Picture this: You're at a crowded concert, trying to find your friend Waldo. You could scan every single face in the entire venue, a process that feels longer than a Taylor Swift breakup song. Or, you could ask the security guard, who knows exactly where Waldo is standing because he's got a freakin' seating chart. That, my friends, is the power of database indexes. Now, let's dive in before your queries take longer than it takes to explain blockchain to your grandma.

Photo by Peter Robbins on Unsplash

Indexes: The Secret Menu of Databases

Think of indexes as the database equivalent of a secret menu at your favorite greasy spoon diner. You *could* order everything à la carte, painstakingly explaining each ingredient. Or, you could just whisper the magic words ('I'll have the "Developer Special", please') and get exactly what you need, instantly. Indexes do the same thing: they give the database a shortcut to the data you want, bypassing the full table scan of shame.

But What *ARE* They, Really?

Okay, let's get a *little* technical. An index is a separate data structure that maps values from one or more columns to the location of the corresponding rows in your table. It's like an address book for your data.
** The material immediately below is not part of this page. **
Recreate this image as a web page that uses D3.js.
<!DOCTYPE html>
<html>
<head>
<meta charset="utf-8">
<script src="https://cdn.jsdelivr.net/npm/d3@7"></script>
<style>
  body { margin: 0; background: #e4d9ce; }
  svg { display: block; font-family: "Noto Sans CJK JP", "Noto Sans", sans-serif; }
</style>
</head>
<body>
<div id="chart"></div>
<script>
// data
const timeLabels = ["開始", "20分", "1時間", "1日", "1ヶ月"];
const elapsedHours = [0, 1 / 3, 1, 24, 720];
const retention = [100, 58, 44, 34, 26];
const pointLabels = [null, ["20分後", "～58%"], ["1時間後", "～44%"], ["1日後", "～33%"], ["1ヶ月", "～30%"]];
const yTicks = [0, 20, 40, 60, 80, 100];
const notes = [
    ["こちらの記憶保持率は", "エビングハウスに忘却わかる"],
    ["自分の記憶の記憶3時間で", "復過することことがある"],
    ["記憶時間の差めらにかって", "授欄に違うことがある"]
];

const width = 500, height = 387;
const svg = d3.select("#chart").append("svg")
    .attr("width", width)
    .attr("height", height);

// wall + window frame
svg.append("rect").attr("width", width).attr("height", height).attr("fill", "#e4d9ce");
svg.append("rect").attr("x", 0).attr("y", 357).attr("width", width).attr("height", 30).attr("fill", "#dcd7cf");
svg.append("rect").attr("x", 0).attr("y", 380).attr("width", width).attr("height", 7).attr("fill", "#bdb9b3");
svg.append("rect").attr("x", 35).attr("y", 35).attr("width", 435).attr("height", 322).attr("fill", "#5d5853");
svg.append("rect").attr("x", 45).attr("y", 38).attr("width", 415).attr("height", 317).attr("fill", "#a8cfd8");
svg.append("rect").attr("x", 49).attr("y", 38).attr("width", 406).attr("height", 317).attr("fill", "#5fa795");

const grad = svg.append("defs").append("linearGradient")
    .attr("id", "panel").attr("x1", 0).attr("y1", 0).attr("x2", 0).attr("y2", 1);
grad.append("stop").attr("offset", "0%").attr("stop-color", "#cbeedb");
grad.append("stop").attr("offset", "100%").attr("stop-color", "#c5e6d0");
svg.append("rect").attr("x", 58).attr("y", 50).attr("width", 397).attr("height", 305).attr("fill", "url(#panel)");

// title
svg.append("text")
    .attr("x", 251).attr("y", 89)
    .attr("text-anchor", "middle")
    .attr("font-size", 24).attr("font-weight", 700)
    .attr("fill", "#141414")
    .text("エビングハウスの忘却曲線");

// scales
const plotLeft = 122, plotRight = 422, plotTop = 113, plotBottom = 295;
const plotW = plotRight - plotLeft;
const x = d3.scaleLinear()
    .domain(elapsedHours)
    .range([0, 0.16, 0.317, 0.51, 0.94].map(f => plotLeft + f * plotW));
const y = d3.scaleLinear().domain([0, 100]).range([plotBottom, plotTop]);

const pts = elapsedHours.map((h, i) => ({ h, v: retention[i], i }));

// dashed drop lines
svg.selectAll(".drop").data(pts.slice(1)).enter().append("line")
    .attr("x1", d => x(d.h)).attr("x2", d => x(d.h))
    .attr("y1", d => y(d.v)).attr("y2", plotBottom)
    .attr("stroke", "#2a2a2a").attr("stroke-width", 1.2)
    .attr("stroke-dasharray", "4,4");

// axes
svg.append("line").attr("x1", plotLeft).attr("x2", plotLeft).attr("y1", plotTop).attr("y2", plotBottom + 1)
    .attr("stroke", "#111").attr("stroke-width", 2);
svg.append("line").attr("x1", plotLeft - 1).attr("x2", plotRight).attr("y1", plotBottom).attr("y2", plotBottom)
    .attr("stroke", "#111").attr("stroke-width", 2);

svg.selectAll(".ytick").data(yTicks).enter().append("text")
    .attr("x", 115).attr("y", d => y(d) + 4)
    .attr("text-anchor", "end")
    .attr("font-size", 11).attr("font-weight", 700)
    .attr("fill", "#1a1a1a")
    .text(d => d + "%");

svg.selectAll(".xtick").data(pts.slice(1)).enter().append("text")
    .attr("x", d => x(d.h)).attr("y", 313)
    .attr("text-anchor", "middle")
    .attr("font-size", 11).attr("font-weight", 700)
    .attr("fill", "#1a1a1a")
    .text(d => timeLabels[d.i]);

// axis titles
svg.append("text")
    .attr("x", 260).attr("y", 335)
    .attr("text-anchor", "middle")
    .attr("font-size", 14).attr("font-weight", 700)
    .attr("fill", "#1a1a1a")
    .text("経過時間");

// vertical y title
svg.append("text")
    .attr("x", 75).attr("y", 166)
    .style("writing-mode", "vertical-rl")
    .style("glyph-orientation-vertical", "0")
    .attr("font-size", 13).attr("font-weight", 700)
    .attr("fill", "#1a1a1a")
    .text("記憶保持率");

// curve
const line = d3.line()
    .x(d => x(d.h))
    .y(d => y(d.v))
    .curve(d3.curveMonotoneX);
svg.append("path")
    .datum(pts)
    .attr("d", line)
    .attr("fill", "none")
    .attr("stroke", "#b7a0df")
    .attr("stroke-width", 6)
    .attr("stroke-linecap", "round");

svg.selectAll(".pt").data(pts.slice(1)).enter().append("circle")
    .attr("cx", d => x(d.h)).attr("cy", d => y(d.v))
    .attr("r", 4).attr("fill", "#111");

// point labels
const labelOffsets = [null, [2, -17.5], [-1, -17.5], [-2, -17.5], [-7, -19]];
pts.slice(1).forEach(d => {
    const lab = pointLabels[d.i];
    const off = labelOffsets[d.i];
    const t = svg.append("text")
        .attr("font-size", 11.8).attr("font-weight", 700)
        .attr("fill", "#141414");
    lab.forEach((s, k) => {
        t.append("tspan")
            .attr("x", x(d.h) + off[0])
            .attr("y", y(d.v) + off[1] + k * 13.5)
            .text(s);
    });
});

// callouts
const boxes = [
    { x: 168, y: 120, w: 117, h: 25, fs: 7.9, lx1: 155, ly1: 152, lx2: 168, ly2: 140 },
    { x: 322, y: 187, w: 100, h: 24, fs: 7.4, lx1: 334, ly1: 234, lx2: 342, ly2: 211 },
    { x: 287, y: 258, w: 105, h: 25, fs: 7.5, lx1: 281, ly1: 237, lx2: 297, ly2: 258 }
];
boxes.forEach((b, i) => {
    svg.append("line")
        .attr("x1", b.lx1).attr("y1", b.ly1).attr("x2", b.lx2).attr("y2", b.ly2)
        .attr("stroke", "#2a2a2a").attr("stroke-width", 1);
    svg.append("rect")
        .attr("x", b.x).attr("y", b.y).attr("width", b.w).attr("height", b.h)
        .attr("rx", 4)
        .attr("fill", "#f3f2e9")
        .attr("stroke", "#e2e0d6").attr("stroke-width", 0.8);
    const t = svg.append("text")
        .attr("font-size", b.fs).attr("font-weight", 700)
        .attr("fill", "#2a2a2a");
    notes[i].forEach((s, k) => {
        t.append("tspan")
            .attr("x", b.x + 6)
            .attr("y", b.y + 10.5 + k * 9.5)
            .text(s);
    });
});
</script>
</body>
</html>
Want to find all users with the last name 'Smith'? The index will tell you *exactly* where to find them, instead of making the database check every single row. The most common type? B-tree indexes. They are balanced, efficient, and the workhorses of the indexing world. You can see one in action with some basic SQL. For example, to create an index on the 'email' column of a 'users' table in Postgres, you'd run `CREATE INDEX idx_users_email ON users (email);`

The Dark Side: Indexing Isn't Always a Love Story

Alright, time for a dose of reality. Like that ex you thought was "the one," indexes can sometimes cause more problems than they solve. Every time you insert, update, or delete data, the indexes need to be updated too. This adds overhead, slowing down write operations. Too many indexes, and your database server will start feeling like a heavily caffeinated squirrel trying to juggle chainsaws.
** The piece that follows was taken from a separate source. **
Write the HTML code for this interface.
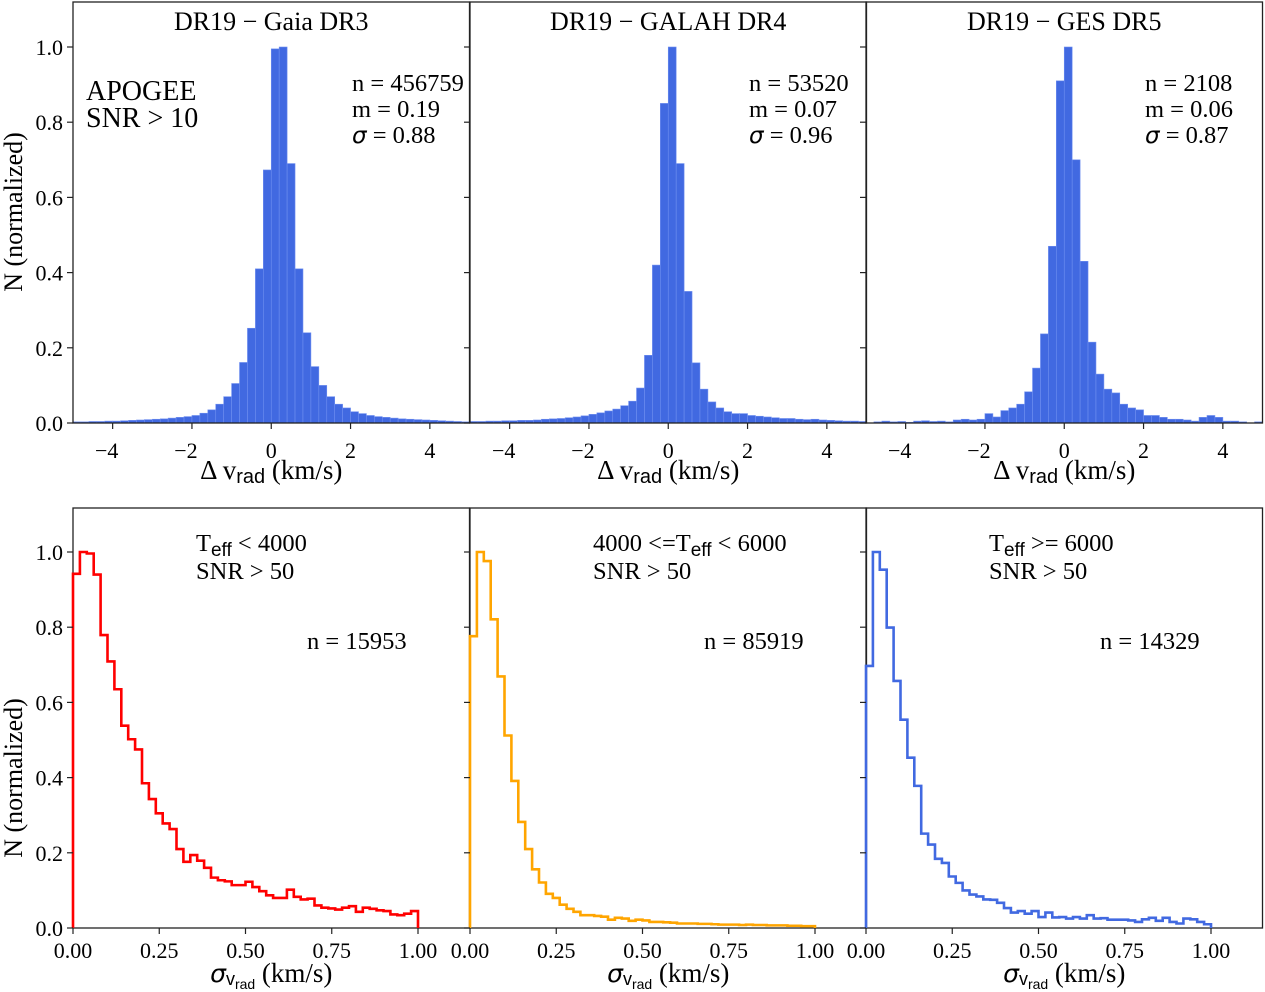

When Good Indexes Go Bad (And How to Stop It)

Let's say you create an index on a column that you rarely query. Congratulations, you've just created a useless index! It's taking up space and slowing down your writes for absolutely no benefit. Use monitoring tools to identify unused indexes and drop them like a bad habit. Also, be wary of indexing columns with low cardinality (i.e., columns with very few distinct values, like a 'gender' column). An index on such a column is unlikely to be helpful because the database will still have to filter through a large number of rows. A classic example is the boolean column, because the possible options are only True or False. Talk about diminishing returns!

Composite Indexes: The Dynamic Duos of Database Optimization

Sometimes, searching by a single column just doesn't cut it. You need to filter by multiple criteria, like finding all users named 'John Smith' who live in 'New York'. That's where composite indexes come in. They index multiple columns together, allowing the database to quickly filter on combinations of values. Think of it as ordering a pizza: you don't just want 'pepperoni'; you want 'pepperoni and mushrooms', a delectable combination that satisfies your craving (and your query).

The order of columns in a composite index matters! Put the most selective column (the one that narrows down the results the most) first. This allows the database to quickly eliminate a large number of rows before considering the other columns. In our pizza analogy, pepperoni has a larger amount of overall eaters, while mushrooms only satisfy a small group of people who like fungi on their pies. The same applies for columns in a composite index.

Index Maintenance: The Unsung Hero of Performance

Indexes, like your car or your Tamagotchi, need regular maintenance. Over time, indexes can become fragmented, meaning that the data is no longer stored in a contiguous manner. This can happen due to frequent inserts, updates, and deletes. Fragmented indexes are slower than optimized ones. Fortunately, most databases provide tools to rebuild or reorganize indexes. It's like giving your database a spa day… except instead of cucumbers and whale sounds, it's all about `REINDEX TABLE` and monitoring query performance.

Monitoring Index Usage

You wouldn't drive blindfolded, would you? So why run a database without monitoring index usage? Tools like pg_stat_statements in PostgreSQL or similar features in other databases can help you identify which queries are using indexes and which ones are not. This allows you to fine-tune your indexing strategy and identify potential performance bottlenecks. Ignoring index usage is like ignoring that weird noise your car is making – it's only going to get worse.

Rebuilding Indexes (The Right Way)

Rebuilding indexes is like moving furniture: it can be disruptive. During the rebuild process, the index might be unavailable, potentially affecting application performance. Many databases offer options for online or concurrent index rebuilds, which minimize downtime. Read the docs, experiment in a test environment, and don't just blindly run `REINDEX TABLE public.my_critical_table CONCURRENTLY;` in production at 3 AM on a Friday… unless you enjoy being woken up by angry coworkers.

Index Statistics: Knowing Your Data's Soul

Databases use statistics about the data distribution within your tables to make informed decisions about which indexes to use. These statistics are like a weather forecast for your queries. If the statistics are outdated or inaccurate, the database might choose the wrong index, leading to suboptimal performance. Regularly update the statistics using commands like `ANALYZE` in PostgreSQL or `UPDATE STATISTICS` in SQL Server. It's like giving your database a fresh pair of glasses, so it can see clearly and make better choices.

The Bottom Line

Database indexes are powerful tools that can drastically improve query performance, but they're not a magic bullet. They require careful planning, monitoring, and maintenance. Use them wisely, and your database will thank you. Abuse them, and prepare for a world of slow queries, angry users, and the existential dread that comes with debugging performance issues at 2 AM. So go forth, index responsibly, and may your queries always be fast and your data always be accessible.